Sigi and Paul stayed in a hotel their first two nights in New Orleans as they arrived earlier than they had planned and we only have two bedrooms. The positive side of this was that they were able to spend time with Peggy as noted in the last blog. We first met Sigi and Paul at their home in Richmond, a suburb of London, during the summer of 2018. Since that time we have spent innumerable days together in
Richmond, Sevilla, Madrid and now New Orleans. They are such easy houseguests as Sigi goes shopping and prepares many meals and they are such educated travelers and have so many ideas of things to do and see. They have been to New Orleans in the past and are quite familiar with the city, they are also great walkers so we can explore together during our long walks. Paul is the tour leader on our long walks.
After saying goodbye to Peggy we went for a long walk down St Charles Street to see the mansions, Tulane Campus, Audubon Park and then return via Magazine Street. Our first stop was drinks at the Columns Hotel Bar. The Columns was built in 1883 as a private restaurant and then converted into a boarding house during WWI. In 1953 it turned into a hotel and bar. It is listed on the National Register of Historic Places. We have been here for drinks previously in December.
After several miles of walking we stopped for a rest on the Campus of Tulane University.
We returned to the Columns that evening for a musical performance but found they wanted a cover charge of $25 so we opted to sit out on the porch for drinks and dinner as it was a lovely evening.
Festive Mardi Gras decor on a building along St Charles Street which is the main route of the parades just a few blocks from our home.
We are fortunate to have a lovely outdoor space to relax in the evening and the weather has been perfect for this.
Sigi decided to test out our pool as it was a very warm day.
He did go in but the pool is not heated so it was just a quick dip. “The coldest swim I have ever had” he said.
We took them to Bacchanal which is a wine and cheese shop in Bywater with a backyard patio that has a variety of live music. You pick out your wine and cheese in the store and they plate it with other munchies and then deliver it to your table as you enjoy the performance. We will definitely return here with upcoming guests.
Our entertainment this afternoon was David Sigler who is a student at Tulane studying classical guitar. We enjoyed talking to him after his performance.
We gave Sigi and Paul our neighborhood tour. This is the New Orleans home of actor Sandra Bullock which is just a few blocks away from us.
This is the home where they filmed The Curious Case of Benjamin Buttons, starring Brad Pitt which we watched on our TV that night.

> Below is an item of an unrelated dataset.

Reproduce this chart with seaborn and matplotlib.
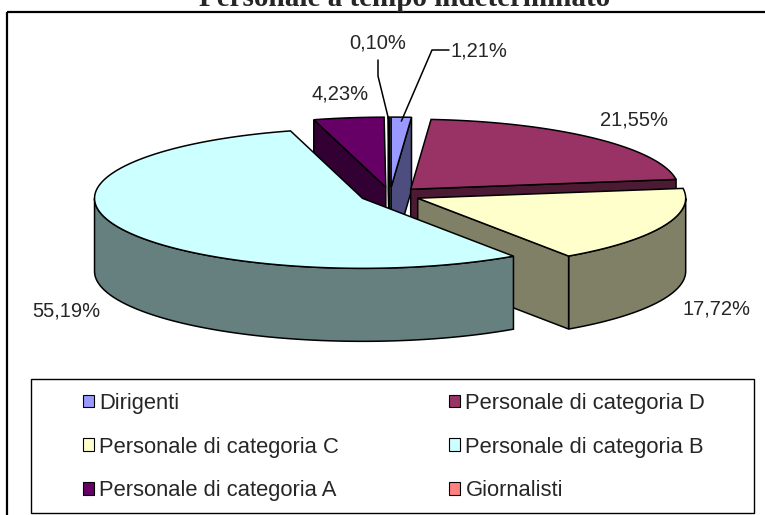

Typical Mardi Gras home decor which they call house floats. New Orleanian”s love to decorate their homes. Christmas decor comes down and Mardi Gras decor goes up. Many homes keep their Christmas tree up and redecorate it with the colors of Mardi Gras which are purple to represent justice, green for faith and gold for power.
We love all the wonderful colorful murals in the various neighborhoods.
King Cake of Mardi Gras
King Cake is traditionally available to eat on January 6 in honor of the Epiphany or Twelfth night which historically marks the arrival of the three wise men/kings in Bethlehem who delivered gifts to the baby Jesus. Baked inside the cake is a small plastic baby and the person who gets that slice is declared king for a day and is bound by tradition to host the next years party and cake. Paul got that slice so it looks like next year we will head to London. I am sure Sigi will be able to make the cake.
These are the city views from the Hotel Pontchartrain rooftop bar called Hot Tin Roof. We were there for sunset drinks.
It was too cloudy for any sunset.
On their last day we had Brunch at the famous Commander’s Palace Restaurant which has been a New Orleans landmark since 1893. It has won seven James Beard Foundation Awards. The food was delicious and the service exceptional. Jim knocked over his wine glass which landed in his meal. The waitress promptly took it away and returned a new meal to him and another glass of wine, then offered him a napkin soaked in soda water to remove any stain on his pants. Now that’s service.
The balloons are always part of the festive decor of the restaurant.
They thought it was Sigi’s Birthday for some unknown reason and gave him a Birthday chef’s hat with his dessert. We corrected them to make sure someone was not being deprived of their treat. It was so appropriate though as Sigi is an amazing cook and makes everything from scratch, even growing his own ingredients in his garden. He brought us an assortment of homemade jams and cooked us two wonderful meals while they were here. He also assembled a fruit salad for every breakfast and a simple lunch salad every day.
Their last stop was to see Lafayette cemetery which is closed to the public due to lack of upkeep and need for repairs.
Thank you Sigi and Paul for your visit, as always it is such a delight hosting you and we are looking forward to May when we will spend more time together in the Isles of Scilly.